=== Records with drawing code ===
--

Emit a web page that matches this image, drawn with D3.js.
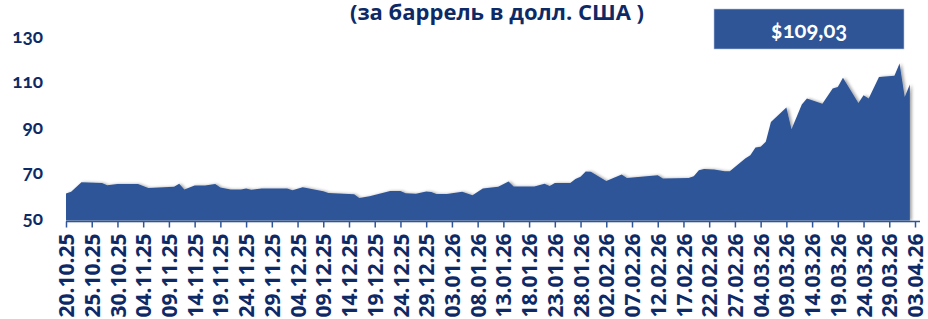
<!DOCTYPE html>
<html lang="ru">
<head>
  <meta charset="UTF-8">
  <title>Цена нефти</title>
  <script src="https://d3js.org/d3.v7.min.js"></script>
  <style>
    body { margin: 0; background: #fff; font-family: "Open Sans", Lato, sans-serif; }
    .lbl { fill: #0e2a66; font-weight: bold; }
  </style>
</head>
<body>
  <div id="chart"></div>
  <script>
    // даты торговых дней и цена (долл. за баррель)
    const dates = [
      "20.10.25","21.10.25","23.10.25","27.10.25","28.10.25","30.10.25","03.11.25","05.11.25",
      "10.11.25","11.11.25","12.11.25","14.11.25","16.11.25","18.11.25","19.11.25","21.11.25",
      "23.11.25","24.11.25","25.11.25","27.11.25","02.12.25","03.12.25","05.12.25","09.12.25",
      "10.12.25","14.12.25","15.12.25","16.12.25","18.12.25","22.12.25","24.12.25","25.12.25",
      "27.12.25","29.12.25","30.12.25","31.12.25","02.01.26","05.01.26","07.01.26","09.01.26",
      "12.01.26","14.01.26","15.01.26","19.01.26","21.01.26","22.01.26","23.01.26","26.01.26",
      "27.01.26","28.01.26","29.01.26","30.01.26","02.02.26","05.02.26","06.02.26","12.02.26",
      "13.02.26","18.02.26","19.02.26","20.02.26","21.02.26","23.02.26","25.02.26","26.02.26",
      "01.03.26","02.03.26","03.03.26","04.03.26","05.03.26","06.03.26","09.03.26","10.03.26",
      "12.03.26","13.03.26","16.03.26","18.03.26","19.03.26","20.03.26","23.03.26","24.03.26",
      "25.03.26","27.03.26","30.03.26","31.03.26","01.04.26","02.04.26"
    ];
    const prices = [
      61.9, 62.6, 66.8, 66.5, 65.5, 66.0, 66.0, 64.3,
      64.8, 66.1, 63.6, 65.4, 65.4, 66.0, 64.5, 63.6,
      63.6, 64.1, 63.5, 64.1, 64.1, 63.3, 64.6, 62.9,
      62.1, 61.6, 61.5, 59.9, 60.7, 63.0, 63.0, 62.0,
      61.8, 62.7, 62.5, 61.7, 61.7, 62.6, 61.1, 64.1,
      64.8, 67.1, 64.9, 64.9, 66.1, 65.2, 66.5, 66.5,
      68.2, 69.2, 71.5, 71.4, 67.4, 70.2, 68.7, 69.9,
      68.5, 68.7, 69.5, 72.1, 72.6, 72.4, 71.7, 71.7,
      77.2, 78.7, 82.1, 82.4, 84.6, 93.3, 99.7, 90.1,
      101.0, 103.6, 101.3, 108.0, 108.7, 112.8, 101.7, 105.1,
      103.6, 113.1, 113.6, 119.0, 104.3, 109.8
    ];
    const tickLabels = [
      "20.10.25","25.10.25","30.10.25","04.11.25","09.11.25","14.11.25","19.11.25","24.11.25",
      "29.11.25","04.12.25","09.12.25","14.12.25","19.12.25","24.12.25","29.12.25","03.01.26",
      "08.01.26","13.01.26","18.01.26","23.01.26","28.01.26","02.02.26","07.02.26","12.02.26",
      "17.02.26","22.02.26","27.02.26","04.03.26","09.03.26","14.03.26","19.03.26","24.03.26",
      "29.03.26","03.04.26"
    ];
    const yTicks = [50, 70, 90, 110, 130];
    const subtitle = "(за баррель в долл. США )";
    const lastPrice = "$109,03";

    const W = 928, H = 319;
    const parse = d3.timeParse("%d.%m.%y");
    const data = dates.map((d, i) => ({ date: parse(d), value: prices[i] }));
    const tickDates = tickLabels.map(parse);

    const svg = d3.select("#chart")
      .append("svg")
      .attr("width", W)
      .attr("height", H);

    const defs = svg.append("defs");
    const f = defs.append("filter").attr("id", "shadow")
      .attr("x", "-5%").attr("y", "-20%").attr("width", "110%").attr("height", "140%");
    f.append("feDropShadow")
      .attr("dx", 2).attr("dy", 0).attr("stdDeviation", 1.6)
      .attr("flood-color", "#000").attr("flood-opacity", 0.35);

    const x = d3.scaleTime()
      .domain([tickDates[0], tickDates[tickDates.length - 1]])
      .range([66, 915]);

    const y = d3.scaleLinear()
      .domain([50, 130])
      .range([220.5, 38.5]);

    // заголовок (верхняя строка обрезана)
    svg.append("text")
      .attr("class", "lbl")
      .attr("x", 497)
      .attr("y", 20)
      .attr("text-anchor", "middle")
      .style("font-size", "22px")
      .text(subtitle);

    // область
    const area = d3.area()
      .x(d => x(d.date))
      .y0(y(50))
      .y1(d => y(d.value));

    svg.append("path")
      .datum(data)
      .attr("d", area)
      .attr("fill", "#2f5597")
      .attr("filter", "url(#shadow)");

    // ось X
    const xAxis = svg.append("g")
      .attr("transform", `translate(0,${y(50) + 1})`)
      .call(d3.axisBottom(x)
        .tickValues(tickDates)
        .tickFormat(d3.timeFormat("%d.%m.%y"))
        .tickSize(6)
        .tickSizeOuter(0));
    xAxis.select(".domain").attr("d", `M66,0H920`).attr("stroke", "#2f5597").attr("stroke-width", 1.5);
    xAxis.selectAll(".tick line").attr("stroke", "#2f5597").attr("stroke-width", 1.5);
    xAxis.selectAll(".tick text")
      .attr("class", "lbl")
      .attr("transform", "rotate(-90)")
      .attr("x", -12)
      .attr("y", 0)
      .attr("dy", "0.36em")
      .attr("text-anchor", "end")
      .style("font-size", "21px")
      .style("font-family", "'Open Sans', sans-serif");

    // ось Y
    const yAxis = svg.append("g")
      .attr("transform", "translate(43,0)")
      .call(d3.axisLeft(y).tickValues(yTicks).tickSize(0).tickPadding(0));
    yAxis.select(".domain").remove();
    yAxis.selectAll("text")
      .attr("class", "lbl")
      .attr("dy", "0.2em")
      .style("font-size", "19px")
      .style("font-family", "Lato, 'Open Sans', sans-serif")
      .style("font-variant-numeric", "oldstyle-nums");

    // последнее значение
    svg.append("rect")
      .attr("x", 714).attr("y", 9)
      .attr("width", 190).attr("height", 40)
      .attr("fill", "#2f5597")
      .attr("stroke", "#b4c3e0").attr("stroke-width", 0.6);
    svg.append("text")
      .attr("x", 809).attr("y", 38)
      .attr("text-anchor", "middle")
      .attr("fill", "#fff")
      .style("font-weight", "bold")
      .style("font-size", "22px")
      .style("font-family", "Lato, 'Open Sans', sans-serif")
      .style("font-variant-numeric", "oldstyle-nums")
      .text(lastPrice);
  </script>
</body>
</html>
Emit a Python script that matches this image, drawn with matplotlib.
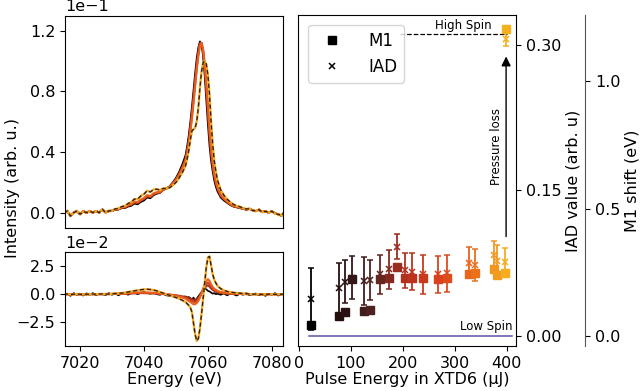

--

=== Task description ===
Extract every line of the records above that contains the word "matches".

=== Correct result ===
Emit a web page that matches this image, drawn with D3.js.
Emit a Python script that matches this image, drawn with matplotlib.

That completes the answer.